Europe's finance ministers capitulate over Greek aid, and investors are holding their breath over the fiscal cliff negotiations in Congress.

MINYANVILLE ORIGINAL Global share prices climbed today, though doubts over the continuance of Greece's bailout and the US Congress' ability to compromise and avoid over $600 billion in spending cuts and tax increases still weigh on investor confidence.

Before the opening bell, futures contracts on the Dow Jones Industrial Average (INDEXDJX:.DJI) rose 0.27% to 12,798.00. S&P 500 (INDEXSP:.INX) futures gained 0.37% to 1,380.80, and Nasdaq (INDEXNASDAQ:.IXIC) futures increased by 0.51% to 2,593.75.

Since American voters elected a still-divided government last Tuesday, nearly $1 trillion of wealth has been erased from global equities. The main reason for the sell-off is uncertainty over the US fiscal cliff. While many institutional investors point out that the US economy is improving and no sane politician would willfully throw America into a recession when it is just getting on its feet, the possibility of a drawn-out fight from now until New Year's Day is a very real one.

President Barack Obama will be hosting Democratic and Republican leaders in Congress at the White House this week to negotiate a compromise.

The Greek government is still waiting for a green light on its hard-won 2013 budget. After packing in still more austerity measures and labor market reforms, the troika of the International Monetary Fund, European Central Bank, and European Commission are still not in agreement over how much should ultimately be disbursed to Greece, and which investors will take the hit. Athens has a 5 billion euro bill to pay on Friday that it won't be able to meet without that crucial tranche of aid. Eurozone finance ministers will be meeting today to discuss whether to disburse the 31.5 billion euros of aid this week.

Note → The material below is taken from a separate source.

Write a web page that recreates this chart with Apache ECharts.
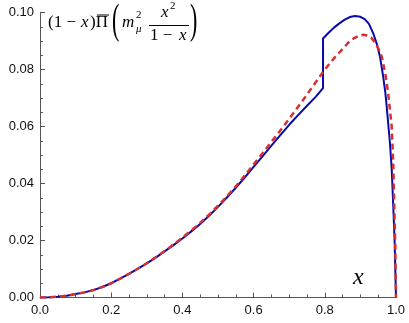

Taiwan's HTC Corp (TPE:2498) will pay licensing fees to Apple (NASDAQ:AAPL) as part of a patent lawsuit settlement. HTC's financial position has deteriorated over the past two years, as rival Samsung (KRX:005930) came out with more popular Android phones. Paying licensing fees to Apple for its patents that other original equipment manufacturers have argued are dubious could drastically hurt the company's competitiveness. For Apple, this indicates a greater willingness to compromise over patents, as opposed to Steve Jobs' vow to wage "thermonuclear war" on the Google (NASDAQ:GOOG) Android ecosystem.

Japan reported a quarterly drop of 0.9% in GDP, the steepest decline in the Japanese economy since the March 2011 earthquake and tsunami. The third-largest economy dropped by 3.5% on an annualized basis in the three months ending in March, though compared to last year's it was up 0.2%. The biggest hit came from weakness in exports, which shaved off 0.7% of growth. The country's Tertiary Index, which measures activity in 13 key industries, showed 1% yearly growth in September, but slumping personal consumption and the trade spat with China that began in September could lead to another GDP dip in this quarter, officially throwing Japan into recession.

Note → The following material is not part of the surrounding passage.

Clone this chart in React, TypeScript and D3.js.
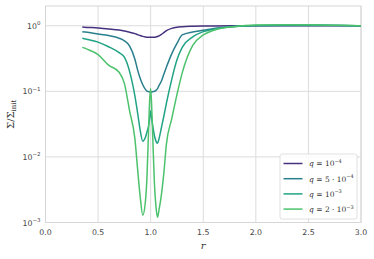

The International Energy Agency said in its World Energy Outlook 2012 report that the US could overtake Saudi Arabia as the world's top oil producer by 2017 and become a net oil exporter by 2030.

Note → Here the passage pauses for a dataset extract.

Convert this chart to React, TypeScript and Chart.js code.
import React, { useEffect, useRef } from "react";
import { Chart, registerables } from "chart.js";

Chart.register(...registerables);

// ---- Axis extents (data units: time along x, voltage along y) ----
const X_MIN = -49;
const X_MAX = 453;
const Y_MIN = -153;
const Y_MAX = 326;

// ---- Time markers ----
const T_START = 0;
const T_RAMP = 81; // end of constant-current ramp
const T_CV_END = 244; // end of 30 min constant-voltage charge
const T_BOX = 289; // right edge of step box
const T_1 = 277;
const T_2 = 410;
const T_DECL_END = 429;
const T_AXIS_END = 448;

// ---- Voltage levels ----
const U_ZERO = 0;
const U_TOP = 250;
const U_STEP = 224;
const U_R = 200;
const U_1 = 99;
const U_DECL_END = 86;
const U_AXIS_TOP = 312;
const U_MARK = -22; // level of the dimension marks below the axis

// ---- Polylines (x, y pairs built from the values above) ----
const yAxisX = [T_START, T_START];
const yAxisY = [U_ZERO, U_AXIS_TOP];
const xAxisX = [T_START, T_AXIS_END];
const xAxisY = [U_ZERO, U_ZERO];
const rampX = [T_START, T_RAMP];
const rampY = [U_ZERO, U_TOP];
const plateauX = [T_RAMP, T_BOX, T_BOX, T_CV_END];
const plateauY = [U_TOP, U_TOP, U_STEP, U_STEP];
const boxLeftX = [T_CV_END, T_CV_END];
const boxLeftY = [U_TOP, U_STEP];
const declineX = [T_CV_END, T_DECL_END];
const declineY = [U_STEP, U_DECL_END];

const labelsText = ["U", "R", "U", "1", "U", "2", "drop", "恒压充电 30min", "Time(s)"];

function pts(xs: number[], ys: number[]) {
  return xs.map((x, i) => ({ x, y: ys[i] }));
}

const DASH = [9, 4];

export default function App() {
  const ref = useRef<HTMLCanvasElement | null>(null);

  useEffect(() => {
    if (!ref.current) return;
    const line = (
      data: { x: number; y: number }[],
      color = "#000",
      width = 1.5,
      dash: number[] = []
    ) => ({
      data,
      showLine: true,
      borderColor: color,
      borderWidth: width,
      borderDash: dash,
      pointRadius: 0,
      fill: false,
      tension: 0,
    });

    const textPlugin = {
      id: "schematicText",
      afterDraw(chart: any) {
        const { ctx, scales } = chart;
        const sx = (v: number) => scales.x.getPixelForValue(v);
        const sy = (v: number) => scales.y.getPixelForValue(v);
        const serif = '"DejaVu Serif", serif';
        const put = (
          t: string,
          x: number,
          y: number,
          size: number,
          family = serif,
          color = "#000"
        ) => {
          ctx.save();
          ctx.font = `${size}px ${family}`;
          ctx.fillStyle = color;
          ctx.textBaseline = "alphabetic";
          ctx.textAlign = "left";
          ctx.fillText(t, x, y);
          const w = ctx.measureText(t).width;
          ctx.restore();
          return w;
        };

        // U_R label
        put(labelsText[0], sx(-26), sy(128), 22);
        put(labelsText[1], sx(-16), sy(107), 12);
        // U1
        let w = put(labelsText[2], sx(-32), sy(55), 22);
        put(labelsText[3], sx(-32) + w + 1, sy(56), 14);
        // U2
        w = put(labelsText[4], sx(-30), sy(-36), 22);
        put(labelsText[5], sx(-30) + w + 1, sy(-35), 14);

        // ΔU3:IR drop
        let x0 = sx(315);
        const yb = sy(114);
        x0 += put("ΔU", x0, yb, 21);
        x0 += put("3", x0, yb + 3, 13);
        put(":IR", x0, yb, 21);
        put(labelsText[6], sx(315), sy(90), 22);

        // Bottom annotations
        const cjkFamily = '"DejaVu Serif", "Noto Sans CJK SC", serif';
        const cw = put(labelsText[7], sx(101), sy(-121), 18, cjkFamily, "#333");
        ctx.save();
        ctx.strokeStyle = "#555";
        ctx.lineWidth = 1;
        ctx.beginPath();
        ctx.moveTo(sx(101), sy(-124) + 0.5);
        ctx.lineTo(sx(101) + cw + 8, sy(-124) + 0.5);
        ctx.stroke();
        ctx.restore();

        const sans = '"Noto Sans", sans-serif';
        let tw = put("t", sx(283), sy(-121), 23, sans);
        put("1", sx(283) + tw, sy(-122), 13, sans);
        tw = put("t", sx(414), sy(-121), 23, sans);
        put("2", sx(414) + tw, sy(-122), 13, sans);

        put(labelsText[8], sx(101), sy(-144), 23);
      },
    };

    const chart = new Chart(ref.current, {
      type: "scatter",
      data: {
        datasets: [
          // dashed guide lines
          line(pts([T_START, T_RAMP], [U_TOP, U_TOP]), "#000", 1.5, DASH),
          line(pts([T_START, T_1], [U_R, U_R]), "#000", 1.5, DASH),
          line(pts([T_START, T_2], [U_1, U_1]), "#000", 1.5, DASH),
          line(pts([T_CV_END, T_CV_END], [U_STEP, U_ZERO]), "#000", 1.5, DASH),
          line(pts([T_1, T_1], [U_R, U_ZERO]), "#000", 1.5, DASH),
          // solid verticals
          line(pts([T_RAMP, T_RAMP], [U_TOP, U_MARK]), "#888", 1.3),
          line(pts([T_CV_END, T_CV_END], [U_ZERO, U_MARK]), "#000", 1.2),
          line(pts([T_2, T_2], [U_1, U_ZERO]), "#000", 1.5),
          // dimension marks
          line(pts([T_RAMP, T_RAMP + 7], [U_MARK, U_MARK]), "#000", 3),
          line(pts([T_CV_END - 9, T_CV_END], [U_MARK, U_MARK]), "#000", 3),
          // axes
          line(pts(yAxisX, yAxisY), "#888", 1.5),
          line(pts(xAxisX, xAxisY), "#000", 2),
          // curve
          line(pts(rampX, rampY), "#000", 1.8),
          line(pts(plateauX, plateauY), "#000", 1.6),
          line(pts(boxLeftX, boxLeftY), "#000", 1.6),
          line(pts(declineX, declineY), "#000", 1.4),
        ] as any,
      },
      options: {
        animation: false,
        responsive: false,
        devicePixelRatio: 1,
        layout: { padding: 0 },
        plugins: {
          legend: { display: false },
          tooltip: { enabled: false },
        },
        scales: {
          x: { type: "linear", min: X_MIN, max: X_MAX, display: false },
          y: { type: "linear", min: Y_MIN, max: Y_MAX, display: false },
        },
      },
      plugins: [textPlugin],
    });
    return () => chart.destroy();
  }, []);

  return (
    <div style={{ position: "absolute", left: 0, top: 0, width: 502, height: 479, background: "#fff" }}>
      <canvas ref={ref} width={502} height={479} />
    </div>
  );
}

"Energy developments in the United States are profound and their effect will be felt well beyond North America – and the energy sector. The recent rebound in US oil and gas production, driven by upstream technologies that are unlocking light tight oil and shale gas resources, is spurring economic activity – with less expensive gas and electricity prices giving industry a competitive edge – and steadily changing the role of North America in global energy trade," the report said.

Renewable energy sources are expected to become the world's second-largest energy source by 2015, and will probably overtake coal by 2035, but the rapid growth of these sources "hinges critically on continued subsidies" which amounted to $88 billion in 2011.

In observance of Veterans' Day, the US bond markets are closed. There are no economic indicators due for release today.